═════ Data lines ═════

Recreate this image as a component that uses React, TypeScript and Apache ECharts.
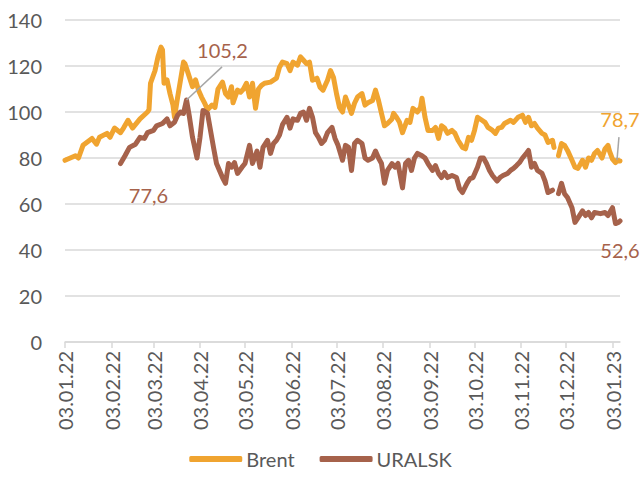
import React, { useEffect, useRef } from "react";
import * as echarts from "echarts";

// x-axis tick labels (dates, DD.MM.YY)
const tickLabels = [
  "03.01.22", "03.02.22", "03.03.22", "03.04.22", "03.05.22", "03.06.22", "03.07.22",
  "03.08.22", "03.09.22", "03.10.22", "03.11.22", "03.12.22", "03.01.23",
];

// day offsets since 03.01.22
const brentDays = [
  0, 7, 9, 12, 18, 21, 23, 28, 30, 33, 37, 39, 42, 45, 50, 55, 56, 57, 60, 62, 64, 65, 66, 68, 70, 72, 73,
  75, 79, 80, 82, 85, 87, 89, 91, 93, 95, 98, 100, 102, 105, 107, 109, 111, 112, 115, 117, 119, 121, 123,
  125, 127, 129, 131, 133, 137, 141, 143, 145, 148, 150, 152, 155, 157, 159, 161, 163, 165, 168, 170, 172,
  175, 177, 179, 181, 183, 185, 187, 189, 191, 193, 195, 198, 200, 202, 205, 207, 209, 211, 213, 215, 218,
  219, 221, 223, 225, 228, 230, 232, 235, 237, 238, 240, 242, 245, 247, 249, 251, 253, 255, 258, 260, 262,
  265, 267, 269, 271, 273, 275, 278, 280, 282, 285, 287, 289, 291, 293, 297, 299, 302, 305, 307, 309, 311,
  313, 315, 318, 320, 322, 325, 326, 327, 329, 331, 333, 335, 338, 340, 342, 345, 347, 349, 351, 353, 355,
  358, 360, 362, 363, 365, 367, 368, 370,
];
const brentValues = [
  79, 81, 80, 85.5, 88.5, 86, 89, 90.7, 89, 93, 91, 93, 96.4, 93, 97, 100, 101, 112.5, 118, 124, 128.2, 127,
  112.5, 114, 108, 103, 97.7, 106, 121.7, 121, 117, 111, 114, 109.5, 106.5, 104, 101, 103, 102, 110, 113, 108,
  106.5, 111, 104, 109.5, 108.6, 110, 112.5, 106.5, 112.5, 101.6, 110, 111.6, 112.5, 113, 114.7, 119.5, 121.7,
  121, 118, 121.7, 120.4, 124, 122.5, 121, 121.7, 113.8, 114.7, 110.8, 109.5, 113.8, 118, 115, 108, 102, 100,
  106.5, 103, 99.4, 103.8, 106.5, 108, 103, 104, 105, 109.5, 105, 99.4, 94, 95, 97, 99.4, 97.7, 95.5, 91,
  96.4, 95.5, 101.6, 100, 102, 106, 97.7, 92, 92, 93.3, 88.5, 94, 93, 90.7, 92, 90.7, 87.7, 84.6, 84, 89,
  87.7, 92, 97.7, 96.4, 95.5, 93.3, 92, 90.7, 93, 93.3, 95, 96.4, 95.5, 97.7, 98.6, 95.5, 97.7, 94, 95, 93,
  90.7, 90, 86.8, 87.7, 84.6, null, 81, 86.3, 85.5, 83.3, 79, 76, 75.5, 79, 76, 80, 79, 82, 83.3, 80, 84,
  85.5, 83, 79.5, 78, 79, 78.7,
];

const uralsDays = [
  37, 40, 43, 47, 50, 53, 55, 59, 61, 65, 68, 70, 73, 75, 77, 79, 81, 83, 85, 88, 90, 92, 95, 97, 99, 101,
  105, 107, 109, 111, 113, 115, 118, 120, 123, 125, 128, 130, 132, 135, 137, 139, 141, 143, 145, 148, 150,
  152, 155, 157, 159, 161, 163, 165, 167, 169, 171, 173, 175, 178, 180, 182, 185, 187, 189, 191, 193, 195,
  198, 200, 202, 205, 207, 209, 211, 213, 215, 218, 220, 222, 225, 227, 229, 231, 233, 235, 238, 240, 242,
  245, 247, 249, 251, 253, 255, 258, 261, 263, 265, 268, 270, 272, 275, 277, 279, 281, 283, 285, 288, 290,
  292, 295, 297, 299, 301, 303, 305, 308, 309, 311, 313, 315, 318, 320, 322, 325, 327, 329, 331, 333, 335,
  338, 340, 342, 345, 347, 349, 351, 353, 357, 360, 362, 365, 367, 369, 370,
];
const uralsValues = [
  77.6, 81, 84.6, 86, 89, 88.5, 91, 92, 94, 95, 97, 94, 95.5, 98.5, 100, 99.4, 105.2, 97.7, 89, 80, 89,
  100.7, 99.4, 92, 84.6, 77.6, 71.5, 69, 77.6, 76, 78, 73.3, 76, 77.6, 85.5, 77.6, 83, 76, 84.6, 87.7, 82,
  86.3, 87.7, 90, 94.5, 97.7, 93, 97, 96.4, 99.4, 100, 96.4, 101.6, 97.7, 91, 89, 86.3, 87.7, 91, 93.3,
  88.5, 85.5, 79, 85.5, 84.6, 74.6, 86.3, 87.7, 86.3, 80, 79, 80, 83, 80, 77.6, 69, 74.6, 77.6, 76, 77.6,
  67, 77.6, 79, 74.6, 80, 82, 81, 80, 77.6, 74.6, 76.7, 73.3, 71.5, 73.7, 71.5, 72.4, 71.5, 66.7, 65, 69,
  71, 71.5, 76, 80, 80, 77.6, 74.6, 72.4, 70, 71.5, 72.4, 73.3, 74.6, 75.5, 76.7, 78, 80, 82.4, 83.3, 76,
  77.6, 74.6, 73.3, 70, 65, 66, null, 64.5, 69, 64.5, 62.8, 58.4, 52, 54, 57, 55, 56.3, 54, 56.3, 55.8,
  56.3, 55, 58.4, 51.5, 52, 52.6,
];

const BRENT = "#F0A430";
const URALS = "#A6624B";
const TEXT = "#595959";
const GRID = "#D9D9D9";
const FONT = "Lato";

function dayOf(label: string): number {
  const [d, m, y] = label.split(".").map(Number);
  return Math.round((Date.UTC(2000 + y, m - 1, d) - Date.UTC(2022, 0, 3)) / 86400000);
}

const fmt = (v: number) => v.toFixed(1).replace(".", ",");

export default function App() {
  const ref = useRef<HTMLDivElement>(null);
  useEffect(() => {
    document.body.style.margin = "0";
    if (!ref.current) return;
    const chart = echarts.init(ref.current, undefined, { renderer: "svg" });
    const tickDays = tickLabels.map(dayOf);
    const brentData = brentDays.map((d, i) => [d, brentValues[i] == null ? "-" : brentValues[i]]);
    const uralsData = uralsDays.map((d, i) => [d, uralsValues[i] == null ? "-" : uralsValues[i]]);
    const peakIdx = uralsValues.indexOf(Math.max(...(uralsValues.filter((v) => v != null) as number[])));
    const uStart = [uralsDays[0], uralsValues[0] as number];
    const uEnd = [uralsDays[uralsDays.length - 1], uralsValues[uralsValues.length - 1] as number];
    const bEnd = [brentDays[brentDays.length - 1], brentValues[brentValues.length - 1] as number];
    const uPeak = [uralsDays[peakIdx], uralsValues[peakIdx] as number];
    const labelStyle = (color: string, offset: number[]) => ({
      show: true,
      color,
      fontSize: 20,
      fontFamily: FONT,
      offset,
      position: "inside",
    });
    chart.setOption({
      animation: false,
      textStyle: { fontFamily: FONT },
      grid: { left: 65, right: 21, top: 20, bottom: 150, containLabel: false },
      legend: {
        data: ["Brent", "URALSK"],
        left: "center",
        top: 444,
        icon: "roundRect",
        itemWidth: 53,
        itemHeight: 6,
        itemGap: 25,
        textStyle: { color: TEXT, fontSize: 20, fontFamily: FONT, padding: [0, 0, 0, -1] },
      },
      xAxis: {
        type: "value",
        min: 0,
        max: 370,
        splitLine: { show: false },
        axisLine: { show: true, lineStyle: { color: GRID, width: 1.5 } },
        axisTick: { show: true, customValues: tickDays, length: 6, lineStyle: { color: GRID, width: 1.5 } },
        axisLabel: {
          customValues: tickDays,
          rotate: 90,
          margin: 9,
          color: TEXT,
          fontSize: 20,
          fontFamily: FONT,
          formatter: (v: number) => tickLabels[tickDays.indexOf(Math.round(v))] ?? "",
        },
      },
      yAxis: {
        type: "value",
        min: 0,
        max: 140,
        interval: 20,
        axisLine: { show: false },
        axisTick: { show: false },
        splitLine: { lineStyle: { color: GRID, width: 1.5 } },
        axisLabel: { color: TEXT, fontSize: 20, fontFamily: FONT, margin: 23 },
      },
      series: [
        {
          name: "Brent",
          type: "line",
          data: brentData,
          showSymbol: false,
          symbol: "none",
          connectNulls: false,
          color: BRENT,
          lineStyle: { color: BRENT, width: 5, cap: "round", join: "round" },
          markPoint: {
            symbol: "circle",
            symbolSize: 0,
            data: [{ coord: bEnd, label: { ...labelStyle(BRENT, [0, -42]), formatter: fmt(bEnd[1]) } }],
          },
          markLine: {
            silent: true,
            symbol: ["none", "none"],
            label: { show: false },
            lineStyle: { color: "#A6A6A6", width: 1.5, type: "solid" },
            data: [[{ coord: [368, 79.1] }, { coord: [369.3, 89.1] }]],
          },
        },
        {
          name: "URALSK",
          type: "line",
          data: uralsData,
          showSymbol: false,
          symbol: "none",
          connectNulls: false,
          color: URALS,
          lineStyle: { color: URALS, width: 5, cap: "round", join: "round" },
          markPoint: {
            symbol: "circle",
            symbolSize: 0,
            data: [
              { coord: uPeak, label: { ...labelStyle(URALS, [36, -50]), formatter: fmt(uPeak[1]) } },
              { coord: uStart, label: { ...labelStyle(URALS, [28, 31]), formatter: fmt(uStart[1]) } },
              { coord: uEnd, label: { ...labelStyle(URALS, [0, 29]), formatter: fmt(uEnd[1]) } },
            ],
          },
          markLine: {
            silent: true,
            symbol: ["none", "none"],
            label: { show: false },
            lineStyle: { color: "#A6A6A6", width: 1.5, type: "solid" },
            data: [[{ coord: uPeak }, { coord: [104.7, 119.6] }]],
          },
        },
      ],
    });
    return () => chart.dispose();
  }, []);
  return <div ref={ref} style={{ width: 641, height: 492 }} />;
}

═════

Select all lines in the listing above where the word "React" appears, and show them.

§ Correct result:
Recreate this image as a component that uses React, TypeScript and Apache ECharts.
import React, { useEffect, useRef } from "react";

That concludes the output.